[MUD-Dev] [MLP] The use of ecology models (was: NPC Complexity)

Damion Schubert damion at ninjaneering.com
Fri Apr 26 11:23:15 CEST 2002


>From Sean Kelly:

> My objection to the spawn model is that it seems like someone took
> a LAN game designed for 10 players and stuck 3,000 people in it,
> then solved the "everyone will want to do every quest" issue by
> respawning everything regularly.  What's the point in doing
> anything if the quest will reset 30 minutes later?
 
> Still, it would be an interesting situation.  What WOULD players
> do if they knew monsters didn't respawn?  You might have guilds
> hoarding dungeons and cultivating them like gardens.  Or maybe the
> players would all just turn on each other, since the players will
> always respawn.  It would be an interesting social experiment.

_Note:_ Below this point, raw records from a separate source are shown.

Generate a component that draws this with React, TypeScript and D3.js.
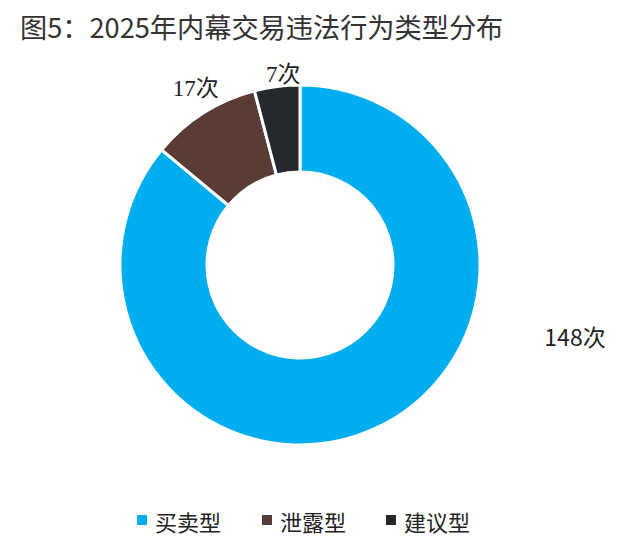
import React, { useEffect, useRef } from "react";
import * as d3 from "d3";

const categories = ["买卖型", "泄露型", "建议型"];
const counts = [148, 17, 7];
const colors = ["#00ADEE", "#5A3B35", "#25282C"];
const title = "图5：2025年内幕交易违法行为类型分布";

export default function App() {
  const ref = useRef<SVGSVGElement>(null);

  useEffect(() => {
    const cx = 300, cy = 265;
    const outerR = 180, innerR = 93;

    const svg = d3.select(ref.current);
    svg.selectAll("*").remove();

    svg.append("text")
      .attr("x", 20)
      .attr("y", 38)
      .attr("font-family", "Noto Sans CJK SC")
      .attr("font-size", 27.2)
      .attr("fill", "#333")
      .text(title);

    const data = categories.map((c, i) => ({ name: c, value: counts[i], color: colors[i] }));
    const pie = d3.pie<any>().value(d => d.value).sort(null);
    const arcs = pie(data);
    const arc = d3.arc<any>().innerRadius(innerR).outerRadius(outerR);

    const g = svg.append("g").attr("transform", `translate(${cx}, ${cy})`);
    g.selectAll("path")
      .data(arcs)
      .join("path")
      .attr("d", arc)
      .attr("fill", d => d.data.color)
      .attr("stroke", "#fff")
      .attr("stroke-width", 3);

    // labels: small ones just outside the ring (nudged by hand), big one off to the right
    const labelArc = d3.arc<any>().innerRadius(outerR + 22).outerRadius(outerR + 22);
    const nudge = [[0, 0], [4, -6], [9, 10]];
    g.selectAll("text.lbl")
      .data(arcs)
      .join("text")
      .attr("class", "lbl")
      .attr("transform", (d, i) => {
        if (i === 0) return `translate(${275}, ${71})`;
        const [x, y] = labelArc.centroid(d);
        return `translate(${x + nudge[i][0]}, ${y + nudge[i][1]})`;
      })
      .attr("text-anchor", "middle")
      .attr("dominant-baseline", "central")
      .attr("font-family", (d, i) => i === 0 ? "Noto Sans CJK SC" : "Liberation Serif, Noto Sans CJK SC")
      .attr("font-size", 23)
      .attr("fill", "#222")
      .text(d => d.data.value + "次");

    // legend
    const legendX = [137, 262, 386];
    const lg = svg.append("g");
    data.forEach((d, i) => {
      lg.append("rect")
        .attr("x", legendX[i])
        .attr("y", 515)
        .attr("width", 10)
        .attr("height", 10)
        .attr("fill", d.color);
      lg.append("text")
        .attr("x", legendX[i] + 18)
        .attr("y", 521)
        .attr("dominant-baseline", "central")
        .attr("font-family", "Noto Sans CJK SC")
        .attr("font-size", 22)
        .attr("fill", "#222")
        .text(d.name);
    });
  }, []);

  return <svg ref={ref} width={624} height={550} style={{ position: "absolute", left: 0, top: 0 }} />;
}
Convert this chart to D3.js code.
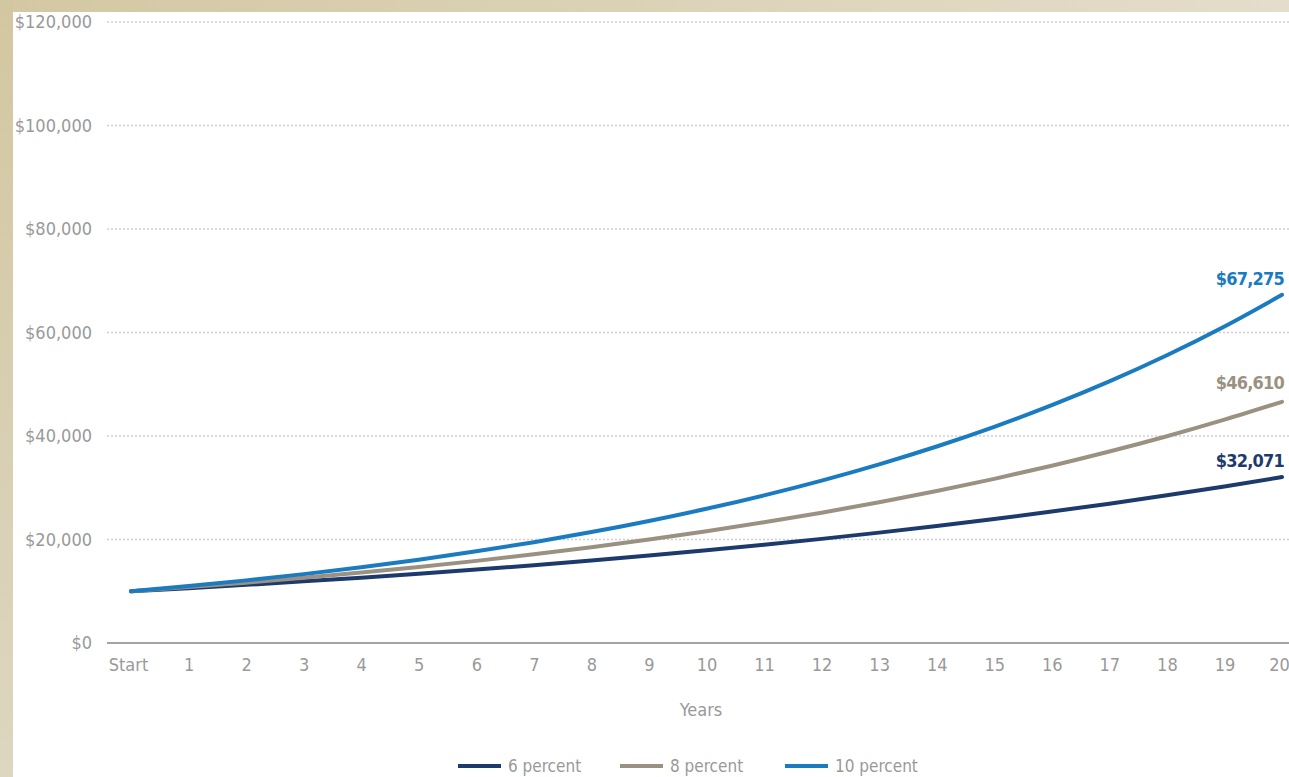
<!DOCTYPE html>
<html>
<head>
<meta charset="utf-8">
<script src="https://cdn.jsdelivr.net/npm/d3@7"></script>
<style>
  html, body { margin: 0; padding: 0; background: #fff; }
  svg { display: block; }
  .lbl { font-family: "Liberation Sans Narrow", "DejaVu Sans Condensed", "Arial Narrow", sans-serif; }
</style>
</head>
<body>
<svg id="chart" width="1289" height="777"></svg>
<script>
// Growth of $10,000 over 20 years at three annual rates of return
const years = d3.range(0, 21);
const xTickLabels = ["Start", "1", "2", "3", "4", "5", "6", "7", "8", "9", "10",
  "11", "12", "13", "14", "15", "16", "17", "18", "19", "20"];
const yTicks = [0, 20000, 40000, 60000, 80000, 100000, 120000];

const sixPercent = [10000, 10600, 11236, 11910, 12625, 13382, 14185, 15036, 15938, 16895,
  17908, 18983, 20122, 21329, 22609, 23966, 25404, 26928, 28543, 30256, 32071];
const eightPercent = [10000, 10800, 11664, 12597, 13605, 14693, 15869, 17138, 18509, 19990,
  21589, 23316, 25182, 27196, 29372, 31722, 34259, 37000, 39960, 43157, 46610];
const tenPercent = [10000, 11000, 12100, 13310, 14641, 16105, 17716, 19487, 21436, 23579,
  25937, 28531, 31384, 34523, 37975, 41772, 45950, 50545, 55599, 61159, 67275];

const seriesNames = ["6 percent", "8 percent", "10 percent"];
const seriesColors = ["#1d3a6c", "#9b9182", "#1b7bc0"];
const seriesValues = [sixPercent, eightPercent, tenPercent];

const svg = d3.select("#chart");
const W = 1289, H = 777;

// page frame: beige band along the top and left edges
const defs = svg.append("defs");
const topGrad = defs.append("linearGradient").attr("id", "topBand").attr("x1", 0).attr("x2", 1).attr("y1", 0).attr("y2", 0);
topGrad.append("stop").attr("offset", 0).attr("stop-color", "#d3c8a2");
topGrad.append("stop").attr("offset", 1).attr("stop-color", "#e4ddcb");
const leftGrad = defs.append("linearGradient").attr("id", "leftBand").attr("x1", 0).attr("x2", 0).attr("y1", 0).attr("y2", 1);
leftGrad.append("stop").attr("offset", 0).attr("stop-color", "#d2c7a0");
leftGrad.append("stop").attr("offset", 1).attr("stop-color", "#ddd6c0");

svg.append("rect").attr("x", 0).attr("y", 0).attr("width", W).attr("height", 12).attr("fill", "url(#topBand)");
svg.append("rect").attr("x", 0).attr("y", 0).attr("width", 13).attr("height", H).attr("fill", "url(#leftBand)");

const x = d3.scaleLinear().domain([0, 20]).range([131, 1282]);
const y = d3.scaleLinear().domain([0, 120000]).range([643, 22]);

// horizontal gridlines (dotted) and baseline (solid)
svg.append("g").selectAll("line")
  .data(yTicks)
  .join("line")
  .attr("x1", 107).attr("x2", W)
  .attr("y1", d => y(d)).attr("y2", d => y(d))
  .attr("stroke", d => d === 0 ? "#a3a3a3" : "#cfcfcf")
  .attr("stroke-width", d => d === 0 ? 2 : 1.4)
  .attr("stroke-dasharray", d => d === 0 ? null : "2,2");

// y-axis labels
const fmt = d3.format("$,");
svg.append("g").selectAll("text")
  .data(yTicks)
  .join("text")
  .attr("class", "lbl")
  .attr("x", 92)
  .attr("y", d => y(d))
  .attr("dy", "0.35em")
  .attr("text-anchor", "end")
  .attr("font-size", 18)
  .attr("fill", "#999999")
  .text(d => fmt(d));

// x-axis labels
const xAxis = d3.axisBottom(x)
  .tickValues(years)
  .tickFormat(d => xTickLabels[d])
  .tickSize(0)
  .tickPadding(15);
const xg = svg.append("g").attr("transform", `translate(0,${y(0)})`).call(xAxis);
xg.select(".domain").remove();
xg.selectAll("text")
  .attr("class", "lbl")
  .attr("font-size", 18)
  .attr("fill", "#999999")
  .attr("font-family", null);
xg.selectAll(".tick").filter(d => d === 0).select("text").attr("dx", -3);
xg.selectAll(".tick").filter(d => d === 20).select("text").attr("dx", -3);

svg.append("text")
  .attr("class", "lbl")
  .attr("x", 701).attr("y", 716)
  .attr("text-anchor", "middle")
  .attr("font-size", 18)
  .attr("fill", "#999999")
  .text("Years");

// growth curves
const line = d3.line().x((d, i) => x(years[i])).y(d => y(d)).curve(d3.curveMonotoneX);
svg.append("g").selectAll("path")
  .data(seriesValues)
  .join("path")
  .attr("d", d => line(d))
  .attr("fill", "none")
  .attr("stroke", (d, i) => seriesColors[i])
  .attr("stroke-width", 4)
  .attr("stroke-linecap", "round");

// ending-value labels
const labelOffsets = [-10, -13, -10];
svg.append("g").selectAll("text")
  .data(seriesValues)
  .join("text")
  .attr("class", "lbl")
  .attr("x", 1284)
  .attr("y", (d, i) => y(d[d.length - 1]) + labelOffsets[i])
  .attr("text-anchor", "end")
  .attr("font-size", 18)
  .attr("font-weight", "bold")
  .attr("letter-spacing", -0.8)
  .attr("fill", (d, i) => seriesColors[i])
  .text(d => fmt(d[d.length - 1]));

// legend
const legendX = [458, 620, 785];
const lg = svg.append("g").selectAll("g")
  .data(seriesNames)
  .join("g")
  .attr("transform", (d, i) => `translate(${legendX[i]},766)`);
lg.append("line")
  .attr("x1", 0).attr("x2", 43)
  .attr("stroke", (d, i) => seriesColors[i])
  .attr("stroke-width", 4);
lg.append("text")
  .attr("class", "lbl")
  .attr("x", 50)
  .attr("y", 0)
  .attr("dy", "0.34em")
  .attr("font-size", 17)
  .attr("fill", "#999999")
  .text(d => d);
</script>
</body>
</html>
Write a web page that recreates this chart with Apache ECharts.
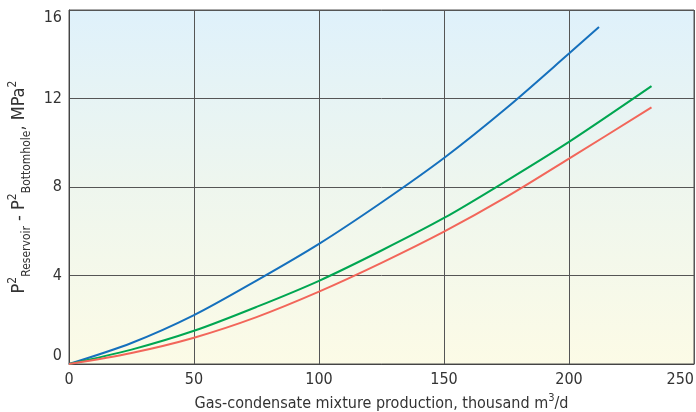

Free idea for someone: I've always wanted to do a spawning system
where the spawn was controlled by 'monster generators' a la
Gauntlet.  For example, the game would randomly drop a 'spider tree'
someplace, and that spider tree would generate spiders that would
get bigger and badder the longer it was alive.  Players could go
kill the tree (or better yet, 'enter' the tree, go into a randomly
generated dungeon and kill the spider queen).  Doing so would
temporarily get rid of the threat.

I like it because it has very clear cause and effect, and it creates
very quest-like behavior.  The problem, of course, is keeping
excessive 'farming' of generators under control, but I think that's
doable with the right sticks and carrots.